For the first time in more than a century, Russia is close to defaulting on its foreign debt after facing two payment deadlines for bonds worth a combined $650 million.
The last time Russia defaulted on its foreign debt was the Bolshevik Revolution in 1917, when the social and political revolution took place in the former Russian Empire.
Fast forward to today, over the past week, Russia faced deadlines for two bonds sold to foreign investors, and while it was supposed to make the payments in dollars according to the terms of the contracts, it paid them in Rubles instead, NPR reported.
Russia cited severe sanctions by the U.S. and European nations for paying the loans in its currency which has bottomed out since the war in Ukraine began.
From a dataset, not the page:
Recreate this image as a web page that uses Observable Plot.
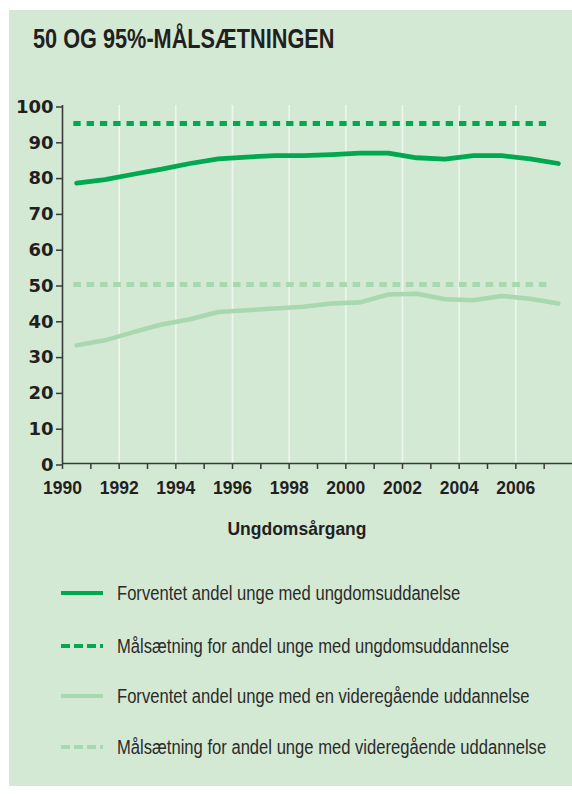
<!DOCTYPE html>
<html><head><meta charset="utf-8">
<script src="https://cdn.jsdelivr.net/npm/d3@7"></script>
<script src="https://cdn.jsdelivr.net/npm/@observablehq/plot@0.6"></script>
<style>
body{margin:0;background:#fff;}
#wrap{position:relative;width:572px;height:794px;overflow:hidden;}
#panel{position:absolute;left:9px;top:10px;width:563px;height:776px;background:#d3e9d4;}
#title{position:absolute;left:33px;top:25px;font-family:"Liberation Sans";font-weight:bold;font-size:28px;line-height:28px;color:#231f20;white-space:nowrap;transform:scaleX(0.775);transform-origin:0 0;}
#chart{position:absolute;left:0;top:80px;}
#xlabel{position:absolute;left:0;width:594px;top:520px;text-align:center;font-family:"Liberation Sans";font-weight:bold;font-size:17.5px;line-height:18px;color:#231f20;}
#chart g[aria-label="y-axis tick label"] text{font-family:"DejaVu Sans";font-weight:bold;font-size:18px;fill:#231f20;}
#chart g[aria-label="x-axis tick label"] text{font-family:"Liberation Sans";font-weight:bold;font-size:17.5px;fill:#231f20;}
.sw{position:absolute;left:61px;width:42px;height:10px;}
.lt{position:absolute;left:117px;font-family:"Liberation Sans";font-size:20px;line-height:20px;color:#2b2b2b;white-space:nowrap;transform:scaleX(0.83);transform-origin:0 0;}
</style></head>
<body><div id="wrap">
<div id="panel"></div>
<div id="title">50 OG 95%-MÅLSÆTNINGEN</div>
<div id="chart"></div>
<div id="xlabel">Ungdomsårgang</div>
<div id="legend"></div>
</div>
<script>
// Data
const years = [1990.5,1991.5,1992.5,1993.5,1994.5,1995.5,1996.5,1997.5,1998.5,1999.5,2000.5,2001.5,2002.5,2003.5,2004.5,2005.5,2006.5,2007.5];
const forventetUngdom = [78.3,79.3,80.8,82.2,83.8,85.1,85.6,86.0,86.0,86.3,86.7,86.7,85.4,85.0,86.0,86.0,85.1,83.8];
const forventetVideregaaende = [33.0,34.4,36.7,38.8,40.3,42.3,42.8,43.3,43.8,44.7,45.0,47.2,47.4,45.9,45.6,46.8,46.0,44.7];
const maalUngdom = [95];
const maalVideregaaende = [50];
const maalSpan = [1990.4, 2007.17];
const yTicks = [0,10,20,30,40,50,60,70,80,90,100];
const xTicks = [1990,1991,1992,1993,1994,1995,1996,1997,1998,1999,2000,2001,2002,2003,2004,2005,2006,2007];
const xLabels = [1990,1992,1994,1996,1998,2000,2002,2004,2006];
const gridYears = [1992,1994,1996,1998,2000,2002,2004,2006];
const legendLabels = [
  "Forventet andel unge med ungdomsuddanelse",
  "Målsætning for andel unge med ungdomsuddannelse",
  "Forventet andel unge med en videregående uddannelse",
  "Målsætning for andel unge med videregående uddannelse"
];

const dark = "#00a84f", light = "#a7d8af", axisCol = "#3a3a3a";
const rows = years.map((y, i) => ({year: y, ungdom: forventetUngdom[i], videre: forventetVideregaaende[i]}));

const plot = Plot.plot({
  width: 572, height: 423,
  marginLeft: 62, marginRight: 0, marginTop: 25, marginBottom: 40,
  style: {background: "transparent", color: "#231f20"},
  x: {domain: [1990, 2008]},
  y: {domain: [0, 100]},
  marks: [
    Plot.ruleX(gridYears, {y1: 0, y2: 100, stroke: "#ffffff", strokeOpacity: 0.6, strokeWidth: 1.6}),
    Plot.ruleY(maalVideregaaende, {x1: maalSpan[0], x2: maalSpan[1], stroke: light, strokeWidth: 5, strokeDasharray: "7.6,5.7"}),
    Plot.ruleY(maalUngdom, {x1: maalSpan[0], x2: maalSpan[1], stroke: dark, strokeWidth: 5, strokeDasharray: "7.3,6"}),
    Plot.line(rows, {x: "year", y: "videre", stroke: light, strokeWidth: 4.6}),
    Plot.line(rows, {x: "year", y: "ungdom", stroke: dark, strokeWidth: 4.8}),
    Plot.axisY({ticks: yTicks, tickSize: 6, tickPadding: 3, dy: 1.5, stroke: axisCol, strokeWidth: 1.5, label: null}),
    Plot.axisX({ticks: xTicks, tickFormat: d => xLabels.includes(d) ? String(d) : "", tickSize: 6, tickPadding: 12, stroke: axisCol, strokeWidth: 1.5, label: null}),
    Plot.ruleX([1990], {y1: 0, y2: 100, stroke: axisCol, strokeWidth: 1.6}),
    Plot.ruleY([0], {x1: 1990, x2: 2008, stroke: axisCol, strokeWidth: 1.6})
  ]
});
document.getElementById("chart").appendChild(plot);

// Legend
const legend = document.getElementById("legend");
const styles = [
  {stroke: dark, dash: null},
  {stroke: dark, dash: "9,4"},
  {stroke: light, dash: null},
  {stroke: light, dash: "9,4"}
];
const rowCenters = [593, 646, 696, 747];
legendLabels.forEach((lab, i) => {
  const s = styles[i];
  const sw = document.createElementNS("http://www.w3.org/2000/svg", "svg");
  sw.setAttribute("class", "sw");
  sw.setAttribute("width", 42); sw.setAttribute("height", 10);
  sw.style.top = (rowCenters[i] - 5) + "px";
  sw.innerHTML = `<line x1="0" x2="42" y1="5" y2="5" stroke="${s.stroke}" stroke-width="4"${s.dash ? ` stroke-dasharray="${s.dash}"` : ""}/>`;
  legend.appendChild(sw);
  const t = document.createElement("div");
  t.className = "lt";
  t.textContent = lab;
  t.style.top = (rowCenters[i] - 10) + "px";
  legend.appendChild(t);
});
</script>
</body></html>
Now, S&P Global has announced that Russia is in “selective default,” which usually comes before full default and after a 30-day grace period.
Despite claiming that it wants to pay foreign investors, Russia says it can’t be done in dollars due to the sanctions.
Russia has been slapped with numerous wide-ranging sanctions on its financial institutions, and global banks have stopped working with the country due to its invasion.
Global banks are also stopping the nation from accessing its more than $600 billion in foreign exchange reserves.
While the U.S. has made it challenging for Russia to pay its bills, the Biden administration has argued Moscow can find a way to get it done. Especially with the EU still dependent on Russian oil and energy.
While Russia has a month, the S&P Global is not optimistic about circumstances changing for the superpower currently at war. If Russia doesn’t make its payments in dollars by early May, the country will be placed in default.
If the nation is thrown into default, Russia will be seen as an outcast in the global economy, stopping it from selling bonds and helping grow its currencies in the future.